Most studies require multiple forms to capture all necessary participant information: a medical history form, a family history form, a demographic information form, a previous diagnoses form, etc. If any of the forms capture the same data—which is likely—there’s a potential for data discrepancies.

As researchers, our natural inclination is to capture as much information as possible in each form (more is not always better). When designing a form, we think, ‘well it can’t hurt to ask for the full name again, and maybe the birth date, let’s add the previous diagnoses in there as well.’ What you’re left with is a study with 8-10 forms that all capture the same data.

Is this a problem? Well, it does introduce complexity in data entry and analysis for very little (if any) benefit.
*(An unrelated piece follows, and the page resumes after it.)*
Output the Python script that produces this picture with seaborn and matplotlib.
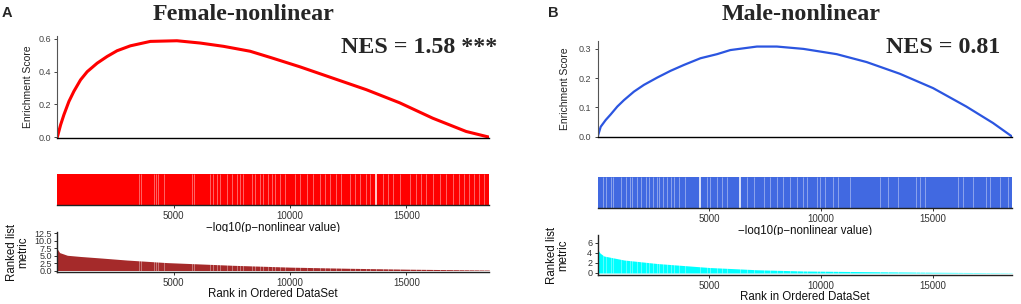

When you capture duplicate data in different forms and the fields aren’t filled in exactly the same, you’re left wondering which field contains the correct information. You’ll then need to create data quality checks to verify the consistency of these fields. For example, let’s pretend you collect birth date on two separate forms. Best-case scenario? The data quality check alerts you that you have different birth dates. You’ll be forced to check the paper form or contact the participant again to determine which birth date is correct. Worst-case scenario? You don’t have data quality checks in place so you’re analyzing the data based on a potentially incorrect birth date (ouch).


The best way to avoid redundant data fields is to design forms that capture unique data. For example, a family contact form should only capture family contact information and should not contain medical history details. In the same manner, you don’t need to add contact information in a diagnoses or family history form. By designing forms that capture unique data, you’ll always know exactly where to find the data you need.

During times when adding a duplicate field is unavoidable, you can take precautions to identify discrepant data. The data quality checks I previously mentioned are a great way to double check that duplicate fields consistently display accurate data.

Remember to always keep data analysis in mind during form design. If you avoid collecting redundant data,  you’ll save yourself major headaches during data analysis.